LEIA TAMBÉM: CAC recebeu mais de R$ 1,6 milhão para fornecer armas ao Comando Vermelho
A política armamentista, baseada em decretos que flexibilizaram o acesso a armas de uso restrito, criou uma brecha legal para o crime organizado. Segundo o Instituto Sou da Paz, o número de CACs ligados a facções dobrou entre 2018 e 2023, transformando o registro civil de armas em rota de desvio para milícias e facções criminosas.
No Rio, armas de calibre 9 mm — antes restritas — passaram de 19% para 28% das apreensões em cinco anos. E, segundo o Fórum Brasileiro de Segurança Pública, o número total de armas registradas no país cresceu 227% entre 2017 e 2023.
O resultado: um sistema criado para o esporte e o colecionismo acabou armando o crime. A retórica da “arma para o cidadão de bem” se revelou, na prática, um atalho para o bandido armado — e um dos legados mais perigosos do bolsonarismo.
A “guerra às drogas” como palanque geopolítico
“O que estamos vendo é uma operação de Estado contra narcoterroristas”, afirmou Cláudio Castro — reproduzindo a retórica de Donald Trump em sua cruzada contra o narcotráfico na América Latina, agora abraçada por toda a claque bolsonarista.
LEIA TAMBÉM: Braço neofascista de Musk apoia clã Bolsonaro em ação de Trump para "bombardear a Guanabara"
Até o The New York Times noticiou o absurdo. A escolha do termo não é acidental: ela faz parte da estratégia da extrema direita de transformar a violência policial em bandeira ideológica e enquadrar o Brasil na lógica da “guerra ao inimigo interno” — uma retórica que confunde segurança pública com militarização.
Assim como Trump usou a Venezuela como símbolo de caos e ameaça regional, o bolsonarismo tenta projetar o Brasil como o novo epicentro dessa narrativa, apresentando o país como refém de “terroristas” e justificando a repressão interna em nome da “segurança nacional”.
Poucos dias antes do massacre no Rio, o senador Flávio Bolsonaro elogiou as operações militares dos Estados Unidos e chegou a sugerir que Washington poderia “ajudar o Brasil a combater organizações terroristas”.

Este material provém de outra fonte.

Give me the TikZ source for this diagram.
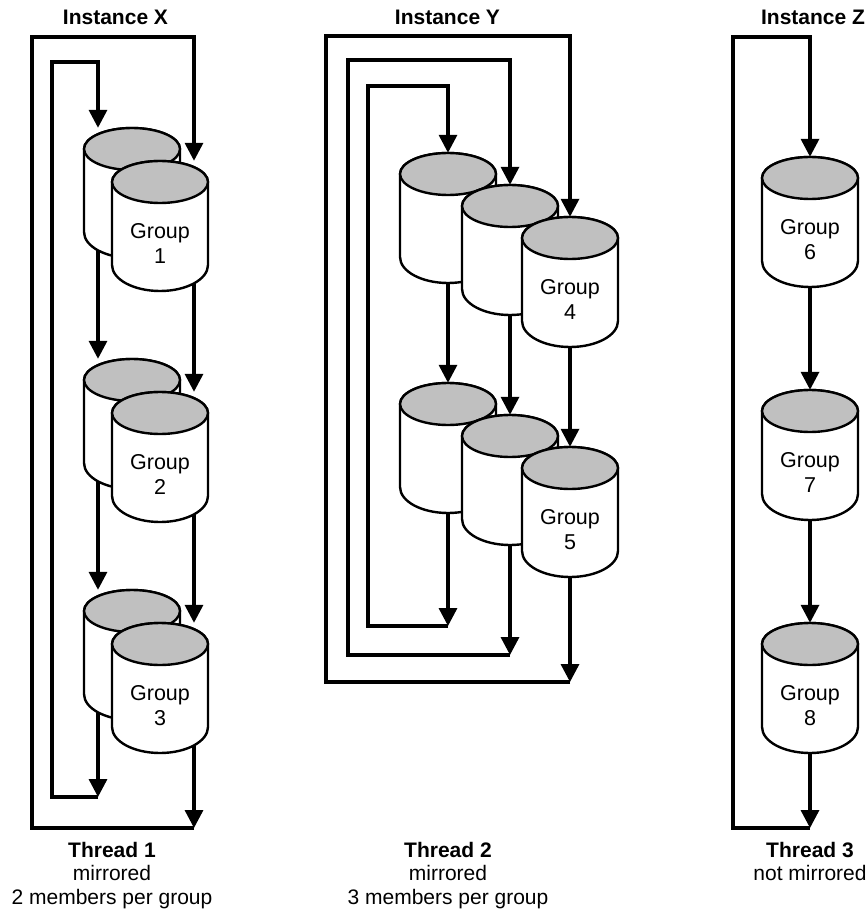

Nas últimas semanas, ele e outros aliados voltaram a defender que facções como o PCC e o Comando Vermelho sejam classificadas como organizações terroristas — uma equiparação sem base jurídica internacional. Enquanto o crime organizado busca lucro e controle territorial por meio de atividades ilícitas, o terrorismo tem motivação política ou ideológica e visa intimidar governos e populações.
Confundir os dois conceitos é uma manobra política: serve para justificar mais repressão, criminalizar a pobreza e concentrar poder nas forças de segurança.
Ao importar a retórica da “guerra às drogas” de Washington, o bolsonarismo repete a estratégia fracassada que devastou a América Latina: mais mortes, mais militarização, menos segurança. O objetivo não é proteger vidas — é manter viva a narrativa do inimigo interno, o mesmo expediente usado por regimes autoritários para legitimar a violência e o controle político.